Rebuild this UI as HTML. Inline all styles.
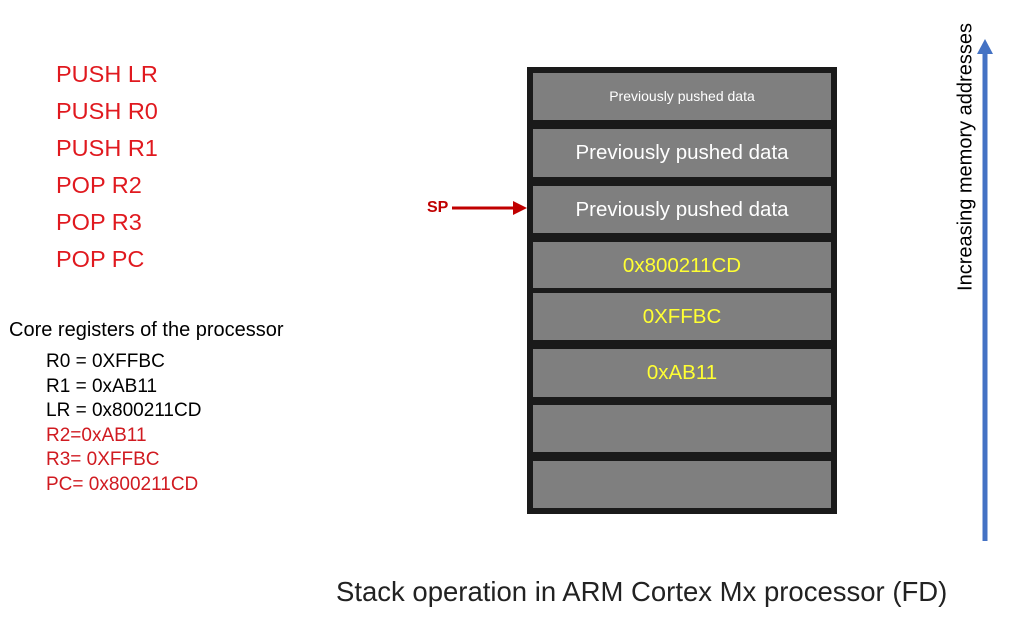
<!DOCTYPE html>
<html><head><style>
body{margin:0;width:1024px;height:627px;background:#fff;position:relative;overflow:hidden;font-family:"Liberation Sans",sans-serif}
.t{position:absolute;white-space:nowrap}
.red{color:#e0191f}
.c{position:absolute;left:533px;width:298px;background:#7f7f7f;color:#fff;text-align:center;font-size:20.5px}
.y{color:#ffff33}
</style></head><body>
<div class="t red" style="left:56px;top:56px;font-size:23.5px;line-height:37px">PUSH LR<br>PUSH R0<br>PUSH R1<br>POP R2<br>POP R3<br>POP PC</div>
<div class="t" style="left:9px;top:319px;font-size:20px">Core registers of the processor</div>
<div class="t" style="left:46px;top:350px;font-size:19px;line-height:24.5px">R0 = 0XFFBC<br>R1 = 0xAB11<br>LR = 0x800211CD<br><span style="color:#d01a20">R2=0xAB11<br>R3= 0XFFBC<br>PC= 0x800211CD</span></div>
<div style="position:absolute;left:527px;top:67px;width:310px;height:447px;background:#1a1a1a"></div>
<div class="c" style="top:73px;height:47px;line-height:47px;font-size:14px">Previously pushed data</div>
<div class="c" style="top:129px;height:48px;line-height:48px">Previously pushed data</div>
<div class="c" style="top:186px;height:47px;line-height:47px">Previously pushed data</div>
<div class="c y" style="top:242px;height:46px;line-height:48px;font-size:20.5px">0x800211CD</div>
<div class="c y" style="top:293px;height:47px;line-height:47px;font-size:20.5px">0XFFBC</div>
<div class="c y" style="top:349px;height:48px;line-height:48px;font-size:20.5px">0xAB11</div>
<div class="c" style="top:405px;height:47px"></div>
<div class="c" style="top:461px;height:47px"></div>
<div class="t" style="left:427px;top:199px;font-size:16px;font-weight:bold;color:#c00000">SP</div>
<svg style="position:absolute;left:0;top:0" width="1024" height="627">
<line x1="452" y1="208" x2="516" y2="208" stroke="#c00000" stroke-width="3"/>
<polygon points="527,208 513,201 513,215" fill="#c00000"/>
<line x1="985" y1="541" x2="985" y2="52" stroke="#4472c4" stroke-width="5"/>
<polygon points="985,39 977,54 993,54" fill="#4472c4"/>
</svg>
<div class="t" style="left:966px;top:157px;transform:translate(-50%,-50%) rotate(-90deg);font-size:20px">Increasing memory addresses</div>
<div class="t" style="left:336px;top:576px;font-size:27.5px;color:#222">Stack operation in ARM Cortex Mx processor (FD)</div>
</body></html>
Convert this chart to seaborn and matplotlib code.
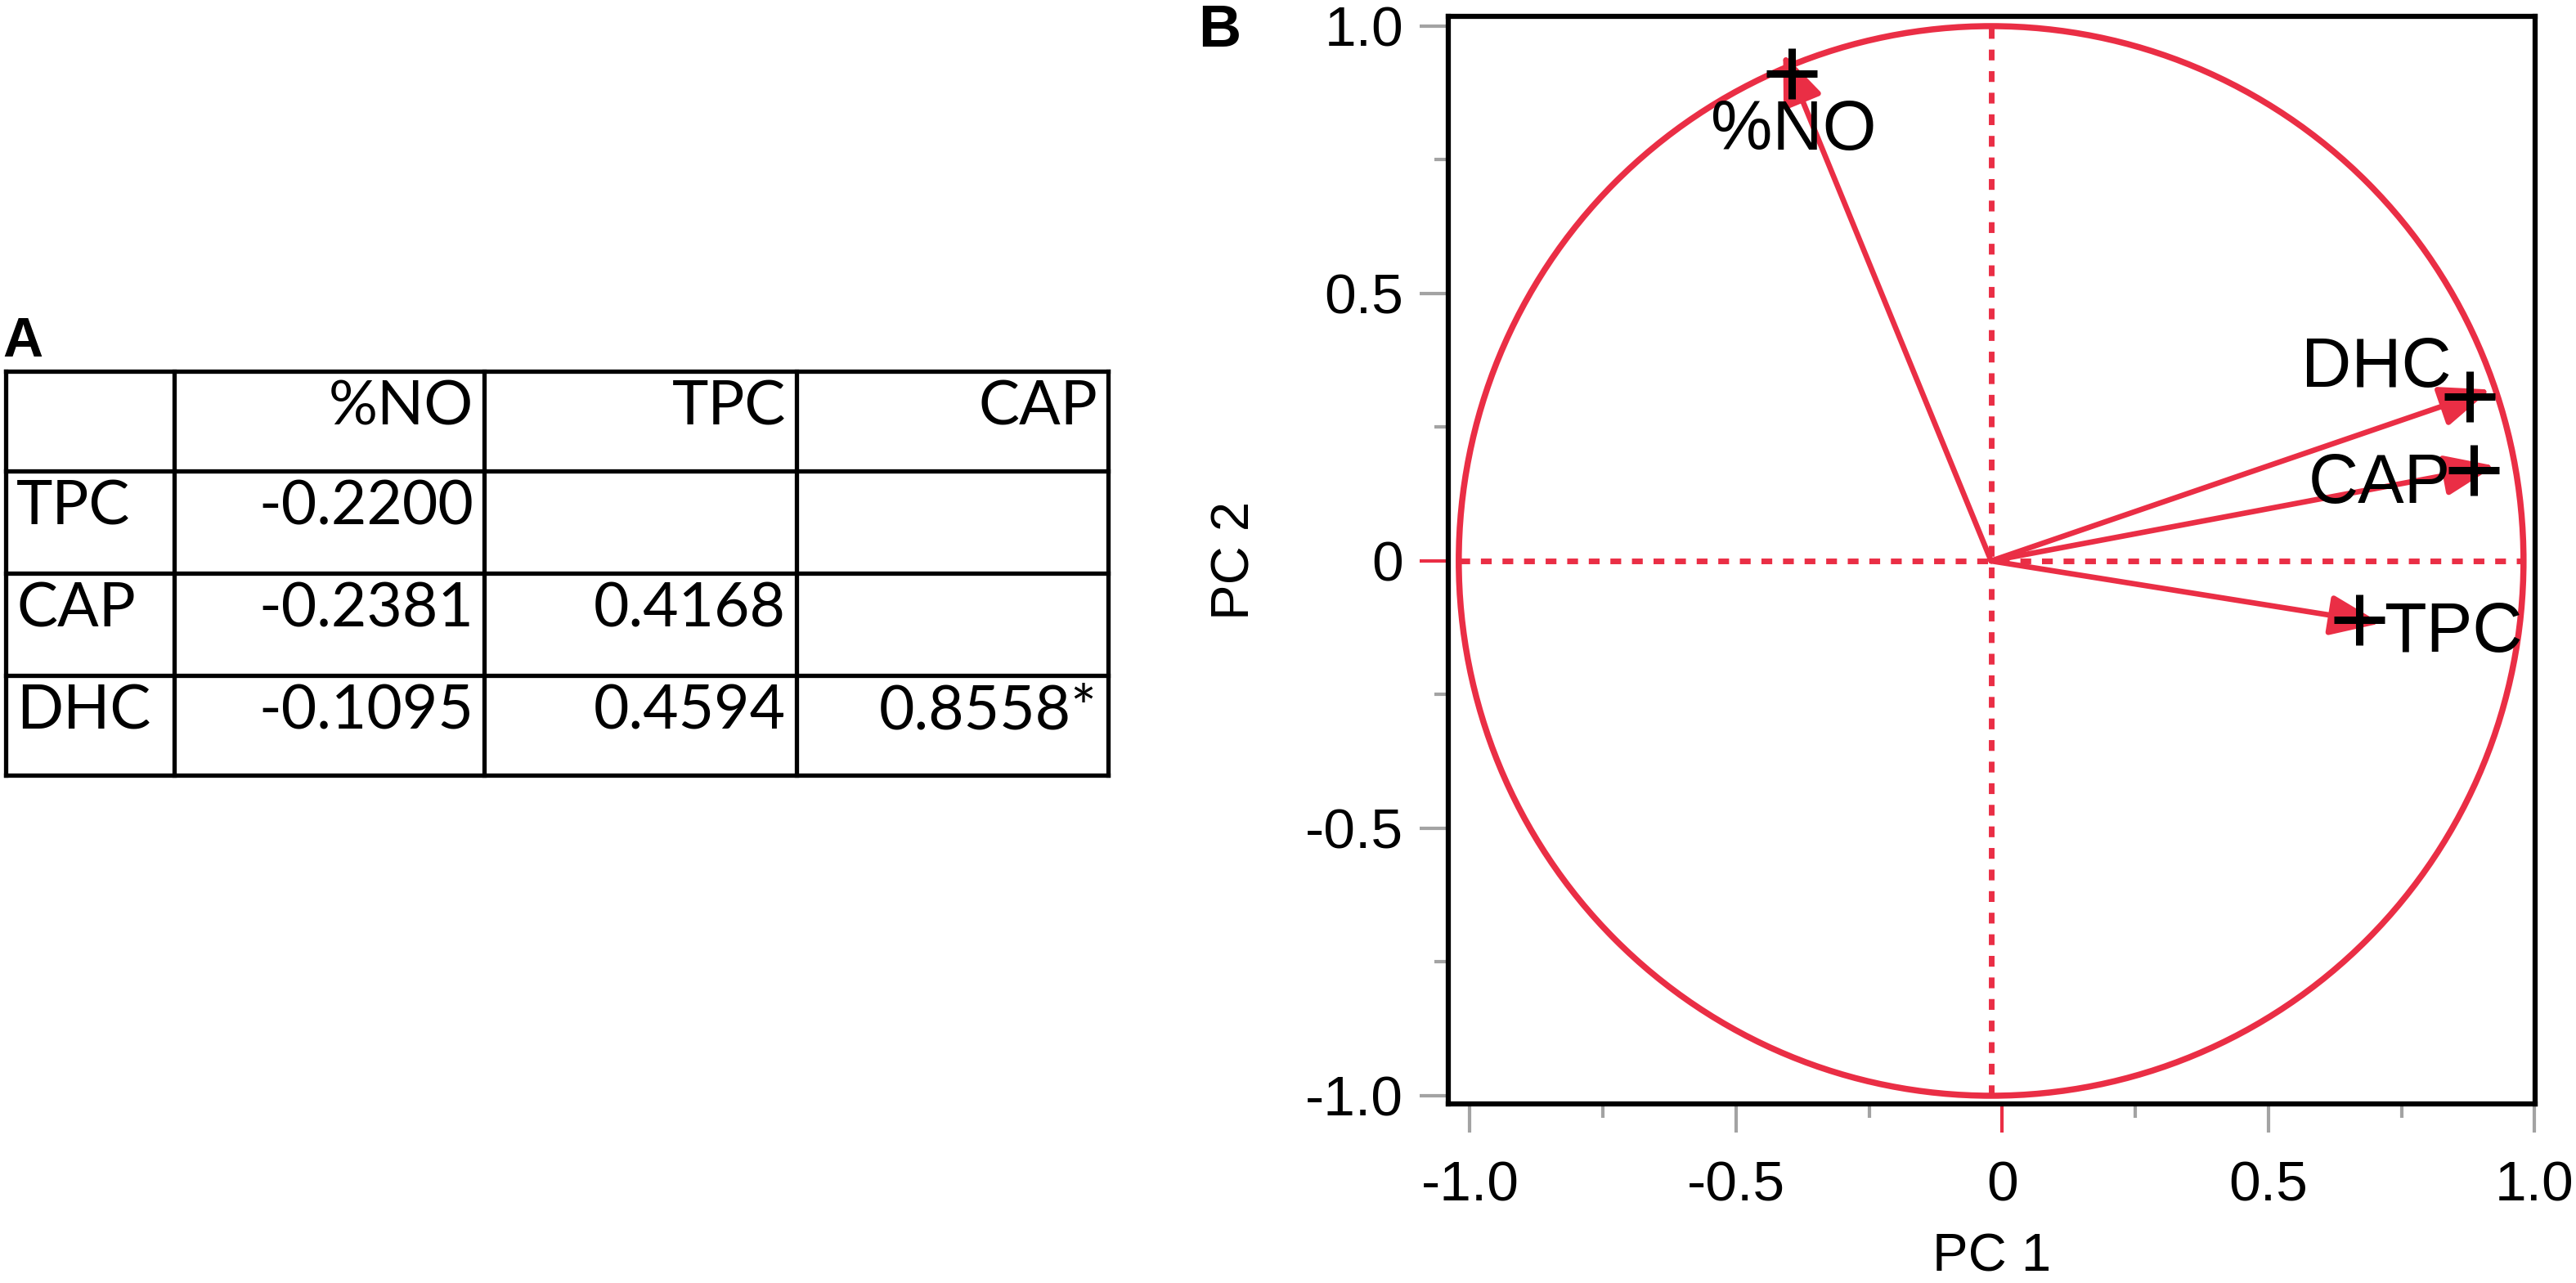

==================================================

Given problem: Copy every entry word for word, but omit the pictures.

Task result:
Rebuild this UI as HTML. Inline all styles.
<!DOCTYPE html>
<html><head><style>
body{margin:0;width:1024px;height:627px;background:#fff;position:relative;overflow:hidden;font-family:"Liberation Sans",sans-serif}
.t{position:absolute;white-space:nowrap}
.red{color:#e0191f}
.c{position:absolute;left:533px;width:298px;background:#7f7f7f;color:#fff;text-align:center;font-size:20.5px}
.y{color:#ffff33}
</style></head><body>
<div class="t red" style="left:56px;top:56px;font-size:23.5px;line-height:37px">PUSH LR<br>PUSH R0<br>PUSH R1<br>POP R2<br>POP R3<br>POP PC</div>
<div class="t" style="left:9px;top:319px;font-size:20px">Core registers of the processor</div>
<div class="t" style="left:46px;top:350px;font-size:19px;line-height:24.5px">R0 = 0XFFBC<br>R1 = 0xAB11<br>LR = 0x800211CD<br><span style="color:#d01a20">R2=0xAB11<br>R3= 0XFFBC<br>PC= 0x800211CD</span></div>
<div style="position:absolute;left:527px;top:67px;width:310px;height:447px;background:#1a1a1a"></div>
<div class="c" style="top:73px;height:47px;line-height:47px;font-size:14px">Previously pushed data</div>
<div class="c" style="top:129px;height:48px;line-height:48px">Previously pushed data</div>
<div class="c" style="top:186px;height:47px;line-height:47px">Previously pushed data</div>
<div class="c y" style="top:242px;height:46px;line-height:48px;font-size:20.5px">0x800211CD</div>
<div class="c y" style="top:293px;height:47px;line-height:47px;font-size:20.5px">0XFFBC</div>
<div class="c y" style="top:349px;height:48px;line-height:48px;font-size:20.5px">0xAB11</div>
<div class="c" style="top:405px;height:47px"></div>
<div class="c" style="top:461px;height:47px"></div>
<div class="t" style="left:427px;top:199px;font-size:16px;font-weight:bold;color:#c00000">SP</div>
<svg style="position:absolute;left:0;top:0" width="1024" height="627">
<line x1="452" y1="208" x2="516" y2="208" stroke="#c00000" stroke-width="3"/>
<polygon points="527,208 513,201 513,215" fill="#c00000"/>
<line x1="985" y1="541" x2="985" y2="52" stroke="#4472c4" stroke-width="5"/>
<polygon points="985,39 977,54 993,54" fill="#4472c4"/>
</svg>
<div class="t" style="left:966px;top:157px;transform:translate(-50%,-50%) rotate(-90deg);font-size:20px">Increasing memory addresses</div>
<div class="t" style="left:336px;top:576px;font-size:27.5px;color:#222">Stack operation in ARM Cortex Mx processor (FD)</div>
</body></html>
Convert this chart to seaborn and matplotlib code.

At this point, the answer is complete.